◆ Problem to work on:
Restate the data exactly as given and keep the pictures out.

◆ Data:
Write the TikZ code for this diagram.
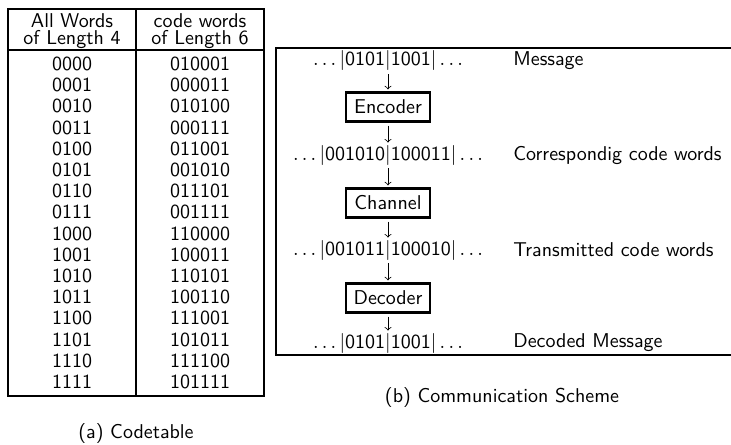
\documentclass[tikz,border=0pt]{standalone}
\renewcommand{\familydefault}{\sfdefault}
\begin{document}
\begin{tikzpicture}[x=0.5pt,y=-0.5pt,
		cell/.style={inner sep=0pt,font=\sffamily},
		block/.style={draw,line width=1.1pt,minimum width=42pt,minimum height=14.5pt,inner sep=0pt},
		flow/.style={-to,line width=0.4pt,shorten <=1.5pt,shorten >=1pt}]
			\useasboundingbox (0,0) rectangle (731,444);
			\draw[line width=0.9pt] (8,9) rectangle (264,396);
			\draw[line width=0.9pt] (136,9) -- (136,396);
			\draw[line width=0.9pt] (8,50) -- (264,50);
			\node[cell] (head1a) at (72,21) {All Words};
			\node[cell] (head1b) at (72,40) {of Length 4};
			\node[cell] (head2a) at (200,21) {code words};
			\node[cell] (head2b) at (200,40) {of Length 6};
			\node[cell] (w0) at (72,64) {0000};    \node[cell] (c0) at (200,64) {010001};
			\node[cell] (w1) at (72,85.2) {0001};  \node[cell] (c1) at (200,85.2) {000011};
			\node[cell] (w2) at (72,106.4) {0010}; \node[cell] (c2) at (200,106.4) {010100};
			\node[cell] (w3) at (72,127.6) {0011}; \node[cell] (c3) at (200,127.6) {000111};
			\node[cell] (w4) at (72,148.8) {0100}; \node[cell] (c4) at (200,148.8) {011001};
			\node[cell] (w5) at (72,170) {0101};   \node[cell] (c5) at (200,170) {001010};
			\node[cell] (w6) at (72,191.2) {0110}; \node[cell] (c6) at (200,191.2) {011101};
			\node[cell] (w7) at (72,212.4) {0111}; \node[cell] (c7) at (200,212.4) {001111};
			\node[cell] (w8) at (72,233.6) {1000}; \node[cell] (c8) at (200,233.6) {110000};
			\node[cell] (w9) at (72,254.8) {1001}; \node[cell] (c9) at (200,254.8) {100011};
			\node[cell] (w10) at (72,276) {1010};  \node[cell] (c10) at (200,276) {110101};
			\node[cell] (w11) at (72,297.2) {1011}; \node[cell] (c11) at (200,297.2) {100110};
			\node[cell] (w12) at (72,318.4) {1100}; \node[cell] (c12) at (200,318.4) {111001};
			\node[cell] (w13) at (72,339.6) {1101}; \node[cell] (c13) at (200,339.6) {101011};
			\node[cell] (w14) at (72,360.8) {1110}; \node[cell] (c14) at (200,360.8) {111100};
			\node[cell] (w15) at (72,382) {1111};   \node[cell] (c15) at (200,382) {101111};
			\node[cell] (capa) at (136,433) {(a) Codetable};
			\draw[line width=0.9pt] (731,48) -- (276,48) -- (276,355) -- (731,355);
			\node[cell] (msg) at (388,61) {$\ldots|$0101$|$1001$|\ldots$};
			\node[block] (enc) at (388,107) {Encoder};
			\node[cell] (cw) at (388,155) {$\ldots|$001010$|$100011$|\ldots$};
			\node[block] (chan) at (388,203) {Channel};
			\node[cell] (tx) at (388,250) {$\ldots|$001011$|$100010$|\ldots$};
			\node[block] (dec) at (388,298) {Decoder};
			\node[cell] (out) at (388,343) {$\ldots|$0101$|$1001$|\ldots$};
			\node[cell,anchor=west] (lmsg) at (513,61) {Message};
			\node[cell,anchor=west] (lcw) at (513,155) {Correspondig code words};
			\node[cell,anchor=west] (ltx) at (513,250) {Transmitted code words};
			\node[cell,anchor=west] (lout) at (513,343) {Decoded Message};
			\draw[flow] (msg) -- (enc);
			\draw[flow] (enc) -- (cw);
			\draw[flow] (cw) -- (chan);
			\draw[flow] (chan) -- (tx);
			\draw[flow] (tx) -- (dec);
			\draw[flow] (dec) -- (out);
			\node[cell] (capb) at (502,397) {(b) Communication Scheme};
		\end{tikzpicture}
\end{document}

◆ Output of the exercise:
Write the TikZ code for this diagram.
\documentclass[tikz,border=0pt]{standalone}
\renewcommand{\familydefault}{\sfdefault}
\begin{document}
\begin{tikzpicture}[x=0.5pt,y=-0.5pt,
		cell/.style={inner sep=0pt,font=\sffamily},
		block/.style={draw,line width=1.1pt,minimum width=42pt,minimum height=14.5pt,inner sep=0pt},
		flow/.style={-to,line width=0.4pt,shorten <=1.5pt,shorten >=1pt}]
			\useasboundingbox (0,0) rectangle (731,444);
			\draw[line width=0.9pt] (8,9) rectangle (264,396);
			\draw[line width=0.9pt] (136,9) -- (136,396);
			\draw[line width=0.9pt] (8,50) -- (264,50);
			\node[cell] (head1a) at (72,21) {All Words};
			\node[cell] (head1b) at (72,40) {of Length 4};
			\node[cell] (head2a) at (200,21) {code words};
			\node[cell] (head2b) at (200,40) {of Length 6};
			\node[cell] (w0) at (72,64) {0000};    \node[cell] (c0) at (200,64) {010001};
			\node[cell] (w1) at (72,85.2) {0001};  \node[cell] (c1) at (200,85.2) {000011};
			\node[cell] (w2) at (72,106.4) {0010}; \node[cell] (c2) at (200,106.4) {010100};
			\node[cell] (w3) at (72,127.6) {0011}; \node[cell] (c3) at (200,127.6) {000111};
			\node[cell] (w4) at (72,148.8) {0100}; \node[cell] (c4) at (200,148.8) {011001};
			\node[cell] (w5) at (72,170) {0101};   \node[cell] (c5) at (200,170) {001010};
			\node[cell] (w6) at (72,191.2) {0110}; \node[cell] (c6) at (200,191.2) {011101};
			\node[cell] (w7) at (72,212.4) {0111}; \node[cell] (c7) at (200,212.4) {001111};
			\node[cell] (w8) at (72,233.6) {1000}; \node[cell] (c8) at (200,233.6) {110000};
			\node[cell] (w9) at (72,254.8) {1001}; \node[cell] (c9) at (200,254.8) {100011};
			\node[cell] (w10) at (72,276) {1010};  \node[cell] (c10) at (200,276) {110101};
			\node[cell] (w11) at (72,297.2) {1011}; \node[cell] (c11) at (200,297.2) {100110};
			\node[cell] (w12) at (72,318.4) {1100}; \node[cell] (c12) at (200,318.4) {111001};
			\node[cell] (w13) at (72,339.6) {1101}; \node[cell] (c13) at (200,339.6) {101011};
			\node[cell] (w14) at (72,360.8) {1110}; \node[cell] (c14) at (200,360.8) {111100};
			\node[cell] (w15) at (72,382) {1111};   \node[cell] (c15) at (200,382) {101111};
			\node[cell] (capa) at (136,433) {(a) Codetable};
			\draw[line width=0.9pt] (731,48) -- (276,48) -- (276,355) -- (731,355);
			\node[cell] (msg) at (388,61) {$\ldots|$0101$|$1001$|\ldots$};
			\node[block] (enc) at (388,107) {Encoder};
			\node[cell] (cw) at (388,155) {$\ldots|$001010$|$100011$|\ldots$};
			\node[block] (chan) at (388,203) {Channel};
			\node[cell] (tx) at (388,250) {$\ldots|$001011$|$100010$|\ldots$};
			\node[block] (dec) at (388,298) {Decoder};
			\node[cell] (out) at (388,343) {$\ldots|$0101$|$1001$|\ldots$};
			\node[cell,anchor=west] (lmsg) at (513,61) {Message};
			\node[cell,anchor=west] (lcw) at (513,155) {Correspondig code words};
			\node[cell,anchor=west] (ltx) at (513,250) {Transmitted code words};
			\node[cell,anchor=west] (lout) at (513,343) {Decoded Message};
			\draw[flow] (msg) -- (enc);
			\draw[flow] (enc) -- (cw);
			\draw[flow] (cw) -- (chan);
			\draw[flow] (chan) -- (tx);
			\draw[flow] (tx) -- (dec);
			\draw[flow] (dec) -- (out);
			\node[cell] (capb) at (502,397) {(b) Communication Scheme};
		\end{tikzpicture}
\end{document}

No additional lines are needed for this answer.